Probing the Participation of Oxygen Redox in the Electrochemical Cycling of Li-Rich Li2IrO3
Eric L. Shirley, John T. Vinson, Liang Li, Maria K. Chan, Joong S. Park, Eungje Lee, John W. Freeland, Zhenpeng Yao, Fernando Castro, Timothy T. Fister, Christopher M. Wolverton, Michael Thackeray
To exploit extra capacity beyond the traditionally postulated transition metal redox in Li-ion batteries, it is imperative to understand the exact role of oxygen in the charge compensation, i.e., what triggers the electron occupation change in oxygen and whether such a change is correlated with battery capacity.
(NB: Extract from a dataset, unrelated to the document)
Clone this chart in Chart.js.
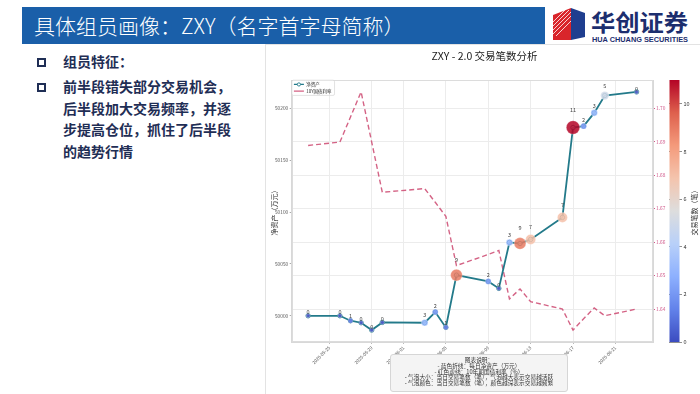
<!DOCTYPE html>
<html><head><meta charset="utf-8">
<script src="https://cdn.jsdelivr.net/npm/chart.js@4.4.1/dist/chart.umd.min.js"></script>
<style>
html,body{margin:0;padding:0;}
body{width:700px;height:394px;position:relative;overflow:hidden;background:#fff;font-family:'Noto Sans CJK SC','Noto Sans',sans-serif;}
#bar{position:absolute;left:22px;top:7px;width:523px;height:37px;background:#1a5fa9;}
#ttl{position:absolute;left:34px;top:7px;height:37px;line-height:37px;color:#fff;font-size:21px;font-weight:300;white-space:nowrap;}
.sq{position:absolute;left:37px;width:5px;height:5px;border:2px solid #1f2e55;}
.tx{position:absolute;left:63px;color:#1f2e55;font-size:14px;font-weight:700;white-space:nowrap;}
#frame{position:absolute;left:265px;top:44px;width:435px;height:350px;box-sizing:border-box;border-left:1px solid #e3e3e3;border-top:1px solid #e3e3e3;}
#c{position:absolute;left:265px;top:44px;}
#cap{position:absolute;left:390px;top:354px;width:356px;height:76px;box-sizing:border-box;background:#f4f4f4;border:2px solid #d6d6d6;border-radius:6px;text-align:center;font-size:11.4px;color:#333;padding-top:3px;transform:scale(0.5);transform-origin:0 0;white-space:nowrap;}
#cap div{height:11.8px;line-height:11.8px;}
</style></head>
<body>
<div id="bar"></div>
<div id="ttl">具体组员画像：ZXY（名字首字母简称）</div>
<svg style="position:absolute;left:0;top:0" width="700" height="50">
  <polygon points="553,15 571,8 571,40 553,40" fill="#d9252b"/>
  <g stroke="#fff" stroke-width="0.8">
    <line x1="553" y1="22" x2="566" y2="9"/><line x1="553" y1="26" x2="569" y2="10"/>
    <line x1="553" y1="30" x2="571" y2="12"/><line x1="553" y1="34" x2="571" y2="16"/>
    <line x1="556" y1="36" x2="571" y2="21"/>
  </g>
  <polygon points="571,8 585,13 585,37 571,40" fill="#1f3e8f"/>
  <text x="591" y="31" font-family="Noto Sans CJK SC" font-weight="700" font-size="23" fill="#1c2e6e" textLength="97" lengthAdjust="spacingAndGlyphs">华创证券</text>
  <text x="592" y="42" font-family="Liberation Sans" font-weight="700" font-size="6.3" fill="#1c2e6e" textLength="96" lengthAdjust="spacingAndGlyphs">HUA CHUANG SECURITIES</text>
</svg>
<div class="sq" style="top:57.5px"></div>
<div class="tx" style="top:51px;line-height:21.7px">组员特征：</div>
<div class="sq" style="top:82.5px"></div>
<div class="tx" style="top:75.8px;line-height:21.7px">前半段错失部分交易机会，<br>后半段加大交易频率，并逐<br>步提高仓位，抓住了后半段<br>的趋势行情</div>
<div id="frame"></div>
<canvas id="c" width="435" height="350"></canvas>
<div id="cap"><div>图表说明：</div><div>- 蓝色折线：每日净资产（万元）</div><div>- 红色虚线：10年期国债利率（%）</div><div>- 气泡大小：当日交易笔数（笔），气泡越大表示交易越活跃</div><div>- 气泡颜色：当日交易笔数（笔），颜色越深表示交易越频繁</div></div>
<script>
const dates = ['2025-05-23','2025-05-26','2025-05-27','2025-05-28','2025-05-29','2025-05-30','2025-06-03','2025-06-04','2025-06-05','2025-06-06','2025-06-09','2025-06-10','2025-06-11','2025-06-12','2025-06-13','2025-06-16','2025-06-17','2025-06-18','2025-06-19','2025-06-20','2025-06-23'];
const netAsset = [50000.0,50000.0,49995.2,49993.3,49986.2,49993.6,49993.3,50003.6,49988.8,50039.2,50033.1,50026.4,50070.7,50069.7,50073.6,50094.8,50181.5,50182.8,50195.6,50212.3,50215.8];
const bondYield = [1.6889,1.6899,1.6974,1.7049,1.6899,1.6749,1.6760,1.6719,1.6677,1.6530,1.6563,1.6575,1.6430,1.6460,1.6422,1.6400,1.6337,1.6371,1.6403,1.6380,1.6400];
const tradeCounts = [0,0,1,0,0,0,3,2,1,9,2,0,3,9,7,7,11,2,3,5,0];
const xTickLabels = ['2025-05-25','2025-05-29','2025-06-01','2025-06-05','2025-06-09','2025-06-13','2025-06-17','2025-06-21'];
const seriesNames = ['净资产','10Y国债利率'];
const chartTitle = 'ZXY - 2.0 交易笔数分析';
const yTitle = '净资产（万元）';
const cbTitle = '交易笔数（笔）';

const FONT = "'Noto Sans CJK SC','Noto Sans',sans-serif";
const t0 = Date.parse(dates[0]);
const dayOf = s => (Date.parse(s) - t0) / 86400000;
const xs = dates.map(dayOf);
const maxCount = Math.max(...tradeCounts);

const CW = [[0,59,76,192],[0.125,98,130,234],[0.25,141,176,254],[0.375,184,208,249],[0.5,221,221,221],[0.625,244,196,173],[0.75,244,154,123],[0.875,222,96,77],[1,180,4,38]];
function coolwarm(t, a) {
  t = Math.max(0, Math.min(1, t));
  for (let i = 1; i < CW.length; i++) {
    if (t <= CW[i][0]) {
      const p = CW[i-1], q = CW[i], f = (t - p[0]) / (q[0] - p[0]);
      const c = [1,2,3].map(k => Math.round(p[k] + (q[k]-p[k]) * f));
      return `rgba(${c[0]},${c[1]},${c[2]},${a})`;
    }
  }
  return `rgba(180,4,38,${a})`;
}
function pad(arr, m) { const lo = Math.min(...arr), hi = Math.max(...arr), r = hi - lo; return [lo - r*m, hi + r*m]; }
const [xMin, xMax] = pad(xs, 0.05);
const [yMin, yMax] = pad(netAsset, 0.05);
const [y1Min, y1Max] = pad(bondYield, 0.05);

const netPts = xs.map((x,i) => ({x, y: netAsset[i]}));
const yldPts = xs.map((x,i) => ({x, y: bondYield[i]}));
const TEAL = '#237a8a', PINK = 'rgba(204,72,112,0.85)', PINKTXT = '#d0588a';
const radiusOf = c => 2 + 0.43 * c;

const decor = {
  id: 'decor',
  afterLayout(chart) {
    const lg = chart.legend, a = chart.chartArea;
    if (lg) { lg.top = a.top; lg.bottom = a.bottom; lg.left = a.left; lg.right = a.right; lg.height = a.bottom - a.top; }
  },
  beforeDatasetsDraw(chart) {
    const {ctx, chartArea: a} = chart;
    ctx.save();
    ctx.strokeStyle = '#dcdcdc'; ctx.lineWidth = 1;
    ctx.strokeRect(Math.round(a.left)+0.5, Math.round(a.top)+0.5, Math.round(a.width)-1, Math.round(a.height)-1);
    const lg = chart.legend, hb = lg && lg.legendHitBoxes;
    if (hb && hb.length) {
      const l = Math.min(...hb.map(h=>h.left)) - 2, t = Math.min(...hb.map(h=>h.top)) - 2;
      const r = Math.max(...hb.map(h=>h.left+h.width)) + 3, b = Math.max(...hb.map(h=>h.top+h.height)) + 2;
      ctx.fillStyle = 'rgba(255,255,255,0.95)'; ctx.strokeStyle = '#cfcfcf'; ctx.lineWidth = 0.6;
      ctx.beginPath(); ctx.roundRect(l, t, r-l, b-t, 1.5); ctx.fill(); ctx.stroke();
      ctx.restore(); ctx.save();
      lg.draw();
      const h0 = hb[0];
      ctx.beginPath(); ctx.arc(h0.left + 5, h0.top + 2.25, 1.6, 0, Math.PI*2);
      ctx.fillStyle = '#fff'; ctx.fill(); ctx.strokeStyle = TEAL; ctx.lineWidth = 0.9; ctx.stroke();
    }
    ctx.restore();
  },
  afterDatasetsDraw(chart) {
    const {ctx} = chart;
    const meta = chart.getDatasetMeta(2);
    ctx.save();
    ctx.font = `5.5px ${FONT}`; ctx.fillStyle = '#444'; ctx.textAlign = 'center'; ctx.textBaseline = 'middle';
    meta.data.forEach((el, i) => {
      const c = tradeCounts[i];
      ctx.fillText(String(c), el.x, el.y - (3.5 + 1.3*c));
    });
    ctx.restore();
  },
  afterDraw(chart) {
    const {ctx} = chart; const yc = chart.scales.yc;
    const top = yc.getPixelForValue(yc.max), bot = yc.getPixelForValue(yc.min);
    const x0 = yc.left + 0.5, w = 10;
    const g = ctx.createLinearGradient(0, bot, 0, top);
    CW.forEach(s => g.addColorStop(s[0], `rgb(${s[1]},${s[2]},${s[3]})`));
    ctx.save();
    ctx.fillStyle = g; ctx.fillRect(x0, top, w, bot - top);
    ctx.translate(yc.right - 6, (top + bot) / 2); ctx.rotate(-Math.PI/2);
    ctx.font = `7px ${FONT}`; ctx.fillStyle = '#333'; ctx.textAlign = 'center'; ctx.textBaseline = 'middle';
    ctx.fillText(cbTitle, 0, 0);
    ctx.restore();
  }
};

const defaultGen = Chart.defaults.plugins.legend.labels.generateLabels;
new Chart(document.getElementById('c'), {
  type: 'line',
  data: {
    datasets: [
      { label: seriesNames[0], type: 'line', data: netPts, yAxisID: 'y', borderColor: TEAL, borderWidth: 1.8,
        pointStyle: 'circle', pointRadius: 2.2, pointBorderWidth: 0.9, pointBorderColor: TEAL, pointBackgroundColor: 'rgba(255,255,255,0.6)', order: 2 },
      { label: seriesNames[1], type: 'line', data: yldPts, yAxisID: 'y1', borderColor: PINK, borderWidth: 1.4, borderDash: [5,3],
        pointRadius: 0, order: 3 },
      { label: 'bubbles', type: 'scatter', data: netPts, yAxisID: 'y', order: 1,
        pointRadius: c => radiusOf(tradeCounts[c.dataIndex]),
        pointBackgroundColor: c => coolwarm(tradeCounts[c.dataIndex] / maxCount, 0.85),
        pointBorderColor: 'rgba(255,255,255,0.5)', pointBorderWidth: 0.5 }
    ]
  },
  options: {
    responsive: false, devicePixelRatio: 1, animation: false, events: [],
    layout: { padding: { left: 4, right: 0, top: 0, bottom: 0 } },
    plugins: {
      tooltip: { enabled: false },
      title: { display: true, text: chartTitle, color: '#222', font: { family: FONT, size: 10.5, weight: 'normal' }, padding: { top: 6, bottom: 17.4 } },
      legend: {
        position: 'chartArea', align: 'start',
        labels: {
          usePointStyle: true, pointStyleWidth: 10, padding: 2.2, color: '#333', font: { family: FONT, size: 4.5 },
          generateLabels: ch => defaultGen(ch).filter(it => it.datasetIndex !== 2).map(it => Object.assign(it, { pointStyle: 'line', lineWidth: 1.2 }))
        }
      }
    },
    scales: {
      x: {
        type: 'linear', min: xMin, max: xMax,
        afterBuildTicks: s => { s.ticks = xTickLabels.map(l => ({ value: dayOf(l) })); },
        afterFit: s => { s.height = 52; },
        ticks: { autoSkip: false, maxRotation: 45, minRotation: 45, includeBounds: false, padding: 1,
          color: '#555', font: { family: FONT, size: 4.5 }, callback: (v, i) => xTickLabels[i] },
        grid: { color: '#ececec', tickLength: 2, tickColor: '#bbb' },
        border: { color: '#d8d8d8' }
      },
      y: {
        type: 'linear', position: 'left', min: yMin, max: yMax,
        afterFit: s => { s.width = 22.7; },
        ticks: { stepSize: 50, includeBounds: false, padding: 1.5, color: '#555', font: { family: FONT, size: 4.8 }, callback: v => String(v) },
        grid: { drawOnChartArea: false, tickLength: 2, tickColor: '#aaa' },
        border: { color: '#d8d8d8' },
        title: { display: true, text: yTitle, color: '#333', font: { family: FONT, size: 7 }, padding: { top: 1, bottom: 1 } }
      },
      y1: {
        type: 'linear', position: 'right', min: y1Min, max: y1Max, weight: 0,
        afterFit: s => { s.width = 16; },
        ticks: { stepSize: 0.01, includeBounds: false, padding: 1, color: PINKTXT, font: { family: FONT, size: 4.8 }, callback: v => v.toFixed(2) },
        grid: { color: '#ececec', tickLength: 2, tickColor: PINKTXT },
        border: { color: '#d8d8d8' }
      },
      yc: {
        type: 'linear', position: 'right', min: 0, max: maxCount, weight: 1,
        afterFit: s => { s.width = 31; },
        ticks: { stepSize: 2, includeBounds: false, padding: 1.5, color: '#333', font: { family: FONT, size: 5.5 } },
        grid: { drawOnChartArea: false, tickLength: 13, tickColor: '#444', lineWidth: 0.6 },
        border: { display: false }
      }
    }
  },
  plugins: [decor]
});
</script>
</body></html>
We perform theoretical and experimental investigations to study the electrochemical-delithiation-induced structural and electronic evolution of Li2IrO3, a model Li-rich layered cathode material. A first-principles scheme is proposed to compute the structures and voltage curve of Li2IrO3 at various states of charge, and excellent agreement with electrochemical experiments is obtained. Specifically focusing on the electronic response of oxygen, we employed Electron Energy Loss Spectroscopy (EELS), X-ray Absorption Near-Edge Spectroscopy (XANES), as well as first-principles core-level spectra simulation, to probe the change in oxygen electronic states. Correlating Ir and O edges in XANES demonstrate that oxygen hole states are formed in the early stage of delithiation at 3.5 V due to the interaction between O p and Ir d states, and this Ir oxidation is the dominant source of capacity; at higher voltages, the capacity is largely due to oxygen contribution. We further show that the emergence of oxygen holes cannot be regarded as the sole indicator of extra capacity beyond transition metal oxidation, as it sometimes is a result of enhanced mixing of O p and Ir d states.